Walt Disney World is the proud site of a new Disney theme park: Animal Kingdom. Joseph Szadkowski reports on this new destination which combines adventure, education and fun.

Designing Bugs Simultaneously
"We started with the notion that bugs are the largest single species of creatures; they make up more than 80% of all the things that move around the Earth," said Rothschild. "In developing the story, we realized that most people see bugs as being pests. So we got together with a team of top entomologists and asked them if they had eight minutes in which to tell a story about bugs, what would be the three most important things that could be said."

The response that the WDI team received was that without bugs, we could not exist. The entomologists wanted to see an attraction that would make human visitors, young and old, not only look at bugs as either beautiful like butterflies or amazing in what they can do, like ants, but also appreciated for their incredible contributions to the environment. In other words, without the crawling Dung Beetle that eats waste or the buzzing bee that pollinates plants and crops, we humans would have a hard time surviving.

"Knowing the story that we wanted to tell, we were also aware of the fact that Pixar was developing the movie A Bug's Life, starring Flik the Ant and Hopper the Grasshopper," said Rothschild. "We thought if we could bring those characters in to tell our story, that would be great."

At that time, Pixar was in the early process of development which presented some additional challenges for the production team. "The Disney organization was getting the animatronics to work with Pixar, who was doing the animation of Flik and Hopper. Rhythm and Hues, who won an Academy Award for Babe, did all the other bugs and backgrounds," said Rothschild. "We needed to bring all those people together with the Disney forces to create a seamless experience for the audience member. Only at this time, Pixar was not very far in the process. In fact, they did not have one solid animation of Hopper and we needed to begin building this eight foot animated figure of him for the attraction. I think this might be the only time that the attraction for a film was built before the film was done. It made it very interesting at times," he added.

For the Disney animatronics team there were some very special problems when creating the moving figures to accent the 3D animated film. First, the animatronic characters are seen by the audience just before the film begins. "Creating the animated figure of Hopper was a big new step in terms of the fact that he is certainly the most sophisticated figure we have done to date for a couple of reasons, one being his scale," said Rothschild. "We are talking about a grasshopper that is eight feet tall and he has to move like he does on film and in real-life."

The challenge for the team is that the audience sees him one minute in the theater as an animatronic and then thirty seconds later animated on screen. The animatronic figure needed to move and walk in a manner so that the audience would believe that Hopper had moved from the stage to the screen.
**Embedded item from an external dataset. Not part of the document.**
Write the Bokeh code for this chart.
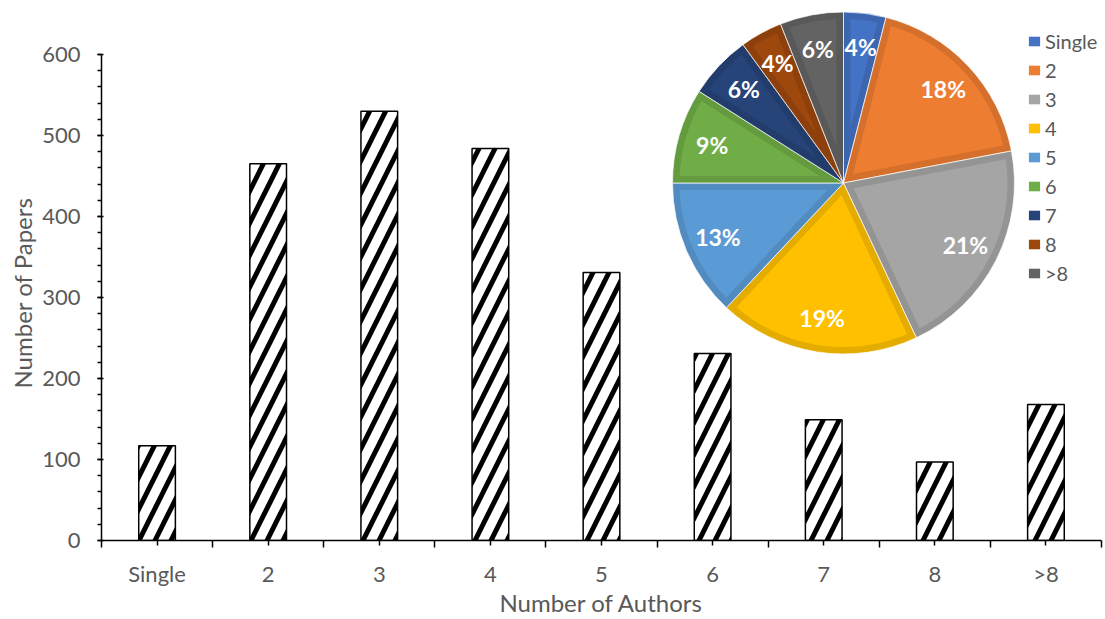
import math
import numpy as np
from bokeh.plotting import figure
from bokeh.models import (Range1d, FixedTicker, SingleIntervalTicker, Legend,
                          LegendItem, ColumnDataSource, Title)
from bokeh.core.properties import value
from bokeh.embed import file_html
from bokeh.resources import INLINE

# ---- data -------------------------------------------------------------
categories = ["Single", "2", "3", "4", "5", "6", "7", "8", ">8"]
papers = [117, 465, 530, 484, 331, 231, 149, 97, 168]
share_pct = [4, 18, 21, 19, 13, 9, 6, 4, 6]
slice_colors = ["#4472C4", "#ED7D31", "#A5A5A5", "#FFC000", "#5B9BD5",
                "#70AD47", "#264478", "#9E480E", "#636363"]
y_ticks = [0, 100, 200, 300, 400, 500, 600]

FONT = "Lato"
TXT = "#595959"

W, H = 1105, 619
LEFT, RIGHT, BOTTOM = 101, 4, 79
FRAME_W = W - LEFT - RIGHT
FRAME_H = H - BOTTOM
AXIS_PX = 486  # pixel height of the 0..600 span

p = figure(width=W, height=H, output_backend="svg", toolbar_location=None,
           x_range=Range1d(0, len(categories)),
           y_range=Range1d(0, 600 * FRAME_H / AXIS_PX),
           min_border_left=LEFT, min_border_right=RIGHT,
           min_border_top=0, min_border_bottom=BOTTOM)
p.outline_line_color = None
p.xgrid.visible = False
p.ygrid.visible = False
p.background_fill_color = "white"
p.border_fill_color = "white"

# pixel-space ranges for the inset pie
p.extra_x_ranges["px"] = Range1d(0, FRAME_W)
p.extra_y_ranges["px"] = Range1d(0, FRAME_H)

# ---- bars -------------------------------------------------------------
centers = [i + 0.5 for i in range(len(categories))]
bars = ColumnDataSource(dict(x=centers, top=papers))
p.vbar(x="x", top="top", width=0.33, source=bars, fill_color="white",
       line_color="black", line_width=1.5, hatch_pattern="/",
       hatch_color="black", hatch_weight=5, hatch_scale=32)

# ---- axes -------------------------------------------------------------
xa = p.xaxis[0]
xa.ticker = FixedTicker(ticks=centers, minor_ticks=list(range(len(categories) + 1)))
xa.major_label_overrides = {c: lab for c, lab in zip(centers, categories)}
xa.axis_line_color = "black"
xa.axis_line_width = 1.5
xa.major_tick_line_color = "black"
xa.minor_tick_line_color = "black"
xa.major_tick_line_width = 1.5
xa.minor_tick_line_width = 1.5
xa.major_tick_out = 5
xa.major_tick_in = 0
xa.minor_tick_out = 7
xa.minor_tick_in = 0
xa.major_label_text_font = FONT
xa.major_label_text_font_size = "22px"
xa.major_label_text_color = TXT
xa.major_label_standoff = 12
xa.axis_label = "Number of Authors"
xa.axis_label_text_font = FONT
xa.axis_label_text_font_size = "24px"
xa.axis_label_text_font_style = "normal"
xa.axis_label_text_color = TXT
xa.axis_label_standoff = -2

ya = p.yaxis[0]
ya.ticker = SingleIntervalTicker(interval=100, num_minor_ticks=5)
ya.bounds = (y_ticks[0], y_ticks[-1])
ya.axis_line_color = "black"
ya.axis_line_width = 1.5
ya.major_tick_line_color = "black"
ya.minor_tick_line_color = "black"
ya.major_tick_line_width = 1.5
ya.minor_tick_line_width = 1.5
ya.major_tick_out = 4
ya.major_tick_in = 2
ya.minor_tick_out = 4
ya.minor_tick_in = 0
ya.major_label_text_font = FONT
ya.major_label_text_font_size = "22px"
ya.major_label_text_color = TXT
ya.major_label_standoff = 17

# y-axis title centred on the 0..600 span rather than on the whole frame
p.add_layout(Title(text="Number of Papers", align="left", offset=152,
                   standoff=6, text_font=FONT, text_font_size="24px",
                   text_font_style="normal", text_color=TXT), "left")

# ---- pie (pixel coordinates inside the frame) --------------------------
CX, CY, R, BAND = 742, FRAME_H - 182.5, 171, 7


def darker(hex_color, f=0.9):
    h = hex_color.lstrip("#")
    r, g, b = (int(h[i:i + 2], 16) for i in (0, 2, 4))
    return "#%02x%02x%02x" % (int(r * f), int(g * f), int(b * f))


cum = np.concatenate([[0], np.cumsum(share_pct)]) / sum(share_pct)
starts = [math.pi / 2 - 2 * math.pi * c for c in cum[1:]]
ends = [math.pi / 2 - 2 * math.pi * c for c in cum[:-1]]

outer = ColumnDataSource(dict(x=[CX] * len(share_pct), y=[CY] * len(share_pct),
                              start=starts, end=ends,
                              color=[darker(c) for c in slice_colors]))
p.wedge(x="x", y="y", radius=R, radius_units="screen", start_angle="start",
        end_angle="end", direction="anticlock", source=outer,
        fill_color="color", line_color="white", line_width=1, line_alpha=0.7,
        x_range_name="px", y_range_name="px")

xs, ys = [], []
for a_lo, a_hi in zip(starts, ends):
    half = (a_hi - a_lo) / 2
    mid = (a_hi + a_lo) / 2
    apex = BAND / math.sin(half)
    r_in = R - BAND
    delta = math.asin(BAND / r_in)
    arc = np.linspace(a_lo + delta, a_hi - delta, 60)
    xs.append([CX + apex * math.cos(mid)] + list(CX + r_in * np.cos(arc)))
    ys.append([CY + apex * math.sin(mid)] + list(CY + r_in * np.sin(arc)))

inner = ColumnDataSource(dict(xs=xs, ys=ys, color=slice_colors))
inner_r = p.patches(xs="xs", ys="ys", source=inner, fill_color="color",
                    line_color=None, x_range_name="px", y_range_name="px")

mids = [(a + b) / 2 for a, b in zip(starts, ends)]
LR = 0.8 * R
labels = ColumnDataSource(dict(
    x=[CX + LR * math.cos(m) for m in mids],
    y=[CY + LR * math.sin(m) for m in mids],
    text=[f"{v}%" for v in share_pct]))
p.text(x="x", y="y", text="text", source=labels, text_color="white",
       text_font=value(FONT), text_font_style="bold", text_font_size="23px",
       text_align="center", text_baseline="middle",
       x_range_name="px", y_range_name="px")

legend = Legend(items=[LegendItem(label=cat, renderers=[inner_r], index=i)
                       for i, cat in enumerate(categories)],
                location=(926, FRAME_H - 285), orientation="vertical",
                background_fill_alpha=0, border_line_color=None,
                padding=0, margin=0, spacing=5,
                glyph_width=14, glyph_height=12, label_height=22,
                label_standoff=4, label_text_font=FONT,
                label_text_font_size="20px", label_text_color=TXT)
p.add_layout(legend)

open("out.html", "w").write(file_html(p, INLINE))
Flik presented similar challenges in that the audience finds a blue hued ant in the ceiling of the theater (within the roots and substructure of the Tree of Life, a very appropriate place for an ant to hang out) and then five seconds later, he also walks into the film. "The whole approach to the way we developed the faces to articulate when compared against the animation film's articulation was a challenge which I think we delivered well on," said Rothschild.
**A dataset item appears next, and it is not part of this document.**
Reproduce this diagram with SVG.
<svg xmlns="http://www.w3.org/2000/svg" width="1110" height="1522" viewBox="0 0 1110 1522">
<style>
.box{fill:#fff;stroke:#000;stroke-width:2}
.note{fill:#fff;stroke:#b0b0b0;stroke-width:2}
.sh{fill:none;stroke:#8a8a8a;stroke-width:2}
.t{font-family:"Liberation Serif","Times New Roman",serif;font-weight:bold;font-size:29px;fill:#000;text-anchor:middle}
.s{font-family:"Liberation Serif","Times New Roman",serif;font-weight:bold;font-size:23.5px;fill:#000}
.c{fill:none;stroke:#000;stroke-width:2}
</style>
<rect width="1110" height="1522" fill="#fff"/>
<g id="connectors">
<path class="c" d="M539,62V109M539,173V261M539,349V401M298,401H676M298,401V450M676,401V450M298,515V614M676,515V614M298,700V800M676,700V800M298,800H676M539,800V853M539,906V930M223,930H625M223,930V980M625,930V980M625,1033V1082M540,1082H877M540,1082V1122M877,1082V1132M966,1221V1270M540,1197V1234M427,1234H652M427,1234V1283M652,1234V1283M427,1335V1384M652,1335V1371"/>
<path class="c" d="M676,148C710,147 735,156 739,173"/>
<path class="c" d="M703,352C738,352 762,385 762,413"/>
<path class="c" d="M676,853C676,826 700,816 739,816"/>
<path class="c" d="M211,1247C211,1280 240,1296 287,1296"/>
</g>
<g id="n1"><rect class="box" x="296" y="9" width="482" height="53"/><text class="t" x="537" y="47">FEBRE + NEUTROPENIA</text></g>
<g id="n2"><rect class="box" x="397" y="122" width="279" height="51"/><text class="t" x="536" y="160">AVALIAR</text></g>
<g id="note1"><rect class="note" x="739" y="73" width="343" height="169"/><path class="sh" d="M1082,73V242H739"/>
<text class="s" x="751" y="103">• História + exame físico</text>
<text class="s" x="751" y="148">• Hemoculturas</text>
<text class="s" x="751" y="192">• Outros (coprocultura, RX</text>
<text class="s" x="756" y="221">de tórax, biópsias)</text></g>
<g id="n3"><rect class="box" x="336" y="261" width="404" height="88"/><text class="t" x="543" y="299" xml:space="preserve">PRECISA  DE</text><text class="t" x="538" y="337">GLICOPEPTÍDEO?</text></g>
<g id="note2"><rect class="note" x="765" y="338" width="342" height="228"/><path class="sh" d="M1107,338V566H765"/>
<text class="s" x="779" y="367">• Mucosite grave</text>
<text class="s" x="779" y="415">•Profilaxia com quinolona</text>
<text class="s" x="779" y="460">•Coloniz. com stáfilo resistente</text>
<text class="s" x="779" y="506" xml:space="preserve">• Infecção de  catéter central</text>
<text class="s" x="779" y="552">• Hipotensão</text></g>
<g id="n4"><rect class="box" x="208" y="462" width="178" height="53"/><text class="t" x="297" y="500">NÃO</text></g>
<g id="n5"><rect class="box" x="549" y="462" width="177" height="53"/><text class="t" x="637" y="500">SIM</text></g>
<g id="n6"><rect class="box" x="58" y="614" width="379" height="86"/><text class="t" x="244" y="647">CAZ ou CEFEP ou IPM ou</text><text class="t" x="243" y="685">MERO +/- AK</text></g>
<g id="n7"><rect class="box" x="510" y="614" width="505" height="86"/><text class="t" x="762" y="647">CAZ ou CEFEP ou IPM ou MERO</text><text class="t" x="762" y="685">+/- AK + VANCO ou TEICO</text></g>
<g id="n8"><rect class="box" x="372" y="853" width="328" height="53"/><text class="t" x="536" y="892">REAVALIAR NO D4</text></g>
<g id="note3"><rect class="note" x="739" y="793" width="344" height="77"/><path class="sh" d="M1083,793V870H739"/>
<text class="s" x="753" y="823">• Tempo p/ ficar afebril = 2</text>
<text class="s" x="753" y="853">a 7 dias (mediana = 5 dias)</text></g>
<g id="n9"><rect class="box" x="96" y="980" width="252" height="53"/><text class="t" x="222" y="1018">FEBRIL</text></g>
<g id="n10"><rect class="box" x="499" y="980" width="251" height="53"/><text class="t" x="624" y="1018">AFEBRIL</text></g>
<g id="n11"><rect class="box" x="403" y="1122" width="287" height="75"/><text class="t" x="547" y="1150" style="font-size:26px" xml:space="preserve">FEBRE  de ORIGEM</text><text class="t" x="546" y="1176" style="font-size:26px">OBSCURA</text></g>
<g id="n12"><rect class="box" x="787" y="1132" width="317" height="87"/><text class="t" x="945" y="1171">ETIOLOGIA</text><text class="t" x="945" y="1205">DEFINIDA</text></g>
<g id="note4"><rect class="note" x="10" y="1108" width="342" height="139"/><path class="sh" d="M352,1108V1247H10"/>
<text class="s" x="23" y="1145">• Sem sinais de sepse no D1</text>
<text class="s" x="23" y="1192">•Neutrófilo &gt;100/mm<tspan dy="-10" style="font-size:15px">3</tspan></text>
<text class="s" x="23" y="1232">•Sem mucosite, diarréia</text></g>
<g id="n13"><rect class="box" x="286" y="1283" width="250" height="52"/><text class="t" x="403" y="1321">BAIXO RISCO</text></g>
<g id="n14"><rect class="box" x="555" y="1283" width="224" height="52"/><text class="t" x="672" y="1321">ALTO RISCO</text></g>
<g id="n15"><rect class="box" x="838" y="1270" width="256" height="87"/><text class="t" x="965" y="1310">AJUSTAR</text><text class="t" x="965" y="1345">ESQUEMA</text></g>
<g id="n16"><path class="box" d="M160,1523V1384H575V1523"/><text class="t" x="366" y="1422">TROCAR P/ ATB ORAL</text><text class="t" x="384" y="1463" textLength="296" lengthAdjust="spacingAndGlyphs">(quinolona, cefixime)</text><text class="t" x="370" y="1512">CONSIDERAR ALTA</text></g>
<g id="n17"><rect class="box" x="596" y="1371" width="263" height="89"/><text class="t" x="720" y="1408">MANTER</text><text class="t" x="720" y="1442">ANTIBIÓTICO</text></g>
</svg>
Another bug for the designers to work out was in placing the mechanical workings of the animatronics into the thin limbs that are characteristic of an insect, and then getting him to take his place quickly, appearing almost like magic before the audience. "Hopper has to go from not being seen to being seen in less than two seconds and it is almost a feat of magic and an extraordinary thing to watch with the lights on," said Rothschild. "To me that is a real tribute to thirty plus years of learning and a tremendous continued tenacity on the part of the guys and gals who build these figures and say, `We may have never done this before but we think maybe we can' and then they do it!"